Jan 062013
 

I drop like a lead balloon.

The rational part of my brain knows this. It knows drop takes otherwise manageable concerns and self-doubts and amplifies them into incapacitating fear and overwhelming insecurity. My rational brain knows the magnitude of these feelings has little foundation in reality. It knows the emotional tailspin will level off and fade away.

But unfortunately, the rational part of my brain can’t speak sense to the emotional part of my brain because the emotional part of my brain is too busy curled in the fetal position, crying in the corner. Sometimes, my emotional brain is a whiny little bitch who won’t listen to reason.

I try to warn my emo brain the drop is coming, and that it’s not entirely real. I try to steel myself against it.

But still it comes, and I drop hard.

It confuses my reason and fucks with my already tangled emotions. It exposes and amplifies my worst flaws — those flaws I tirelessly mediate and compensate for in hopes of maintaining the appearance they aren’t in my possession. I’d prefer to keep pretending they simply don’t exist.

But drop sets them out in sunlight, not to cleanse them, but to let them throw distorted shadows across my level ground.

The worst part of it all is that my drop is more about my own insecurities than it is about anyone else. It’s about me. Me. Me. Me.

Yes, in part it’s genuine care for my partner, fear that I might have hurt him physically or emotionally, concern that maybe I haven’t met his needs, guilt that perhaps I’ve used him too hard or taken too much.

Of course I love him, I care about him, and I want for his well-being. But I want more for myself. I care most about what the effects to him might mean to my well-being. I fear any of those things, alone or in combination, might mean that I will lose him.

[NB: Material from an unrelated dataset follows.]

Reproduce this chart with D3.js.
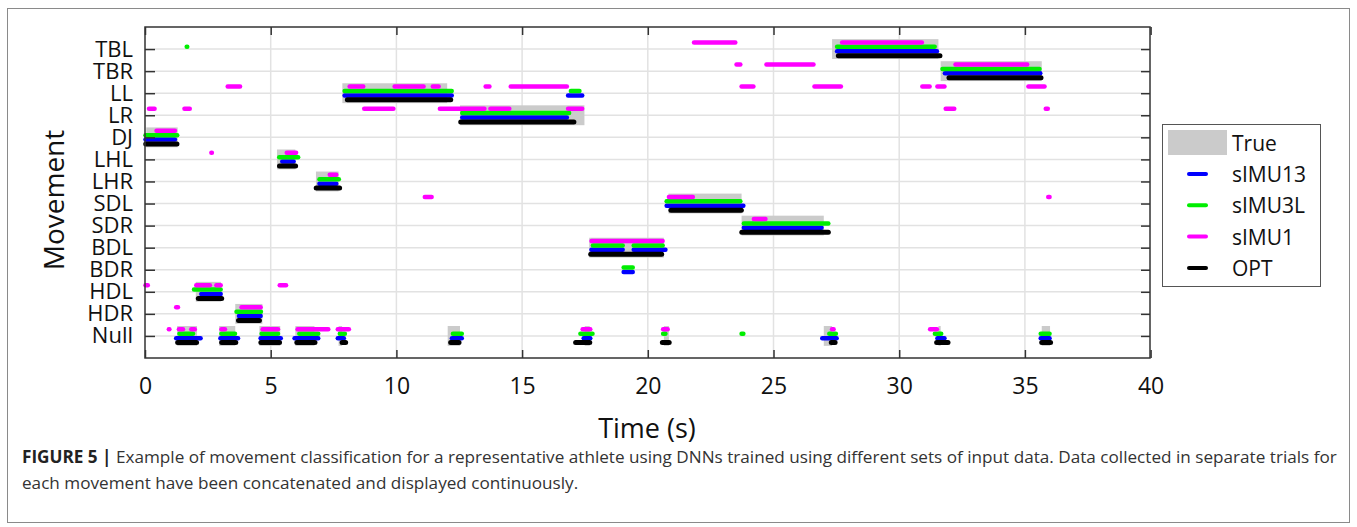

It’s all about me, isn’t it?

My drop is about insecurities made manifest in real or imagined forms. It’s about the worst of them, not the important ones that could ultimately make me more introspective or proactive in being a better person, a better partner, and a better dominant.

Perhaps those opportunities exist, but I sure as hell can’t see them now. I can’t see anything beyond myself or the ever-present possibility of losing something I value. Me. Me. Me.

My rational brain knows this line of thinking is an awful downward spiral that neither begins nor ends with truth.

But I can’t save myself from being dizzy in consideration of all the many ways our night was made of fail. My fail.

Rational brain knows better, but emo brain won’t listen.

She will listen, soon. Not now though. She’s too busy with her whining and her crying in the corner.

 

  14 Responses to “I drop”

  1. Ugh… sucks. My drop doesn’t manifest like yours, but it’s still a suckhole of sucking suckedness.

    It was always my boy’s job to provide a wellspring of communication, reassurance, affection, and loveliness in the days afterwards. It took him a little while to ‘get it’, so we struggled with it in the early days (he couldn’t quite believe how much he/it/us/play could affect me *even though I explained it very clearly and told him what I needed from him in the aftermath*).

    Aftercare: for Dommes too.

    Ferns

    • @Ferns: I’m very lucky that J is wonderful about aftercare. I didn’t mention that in my post because, you know, it’s all about me!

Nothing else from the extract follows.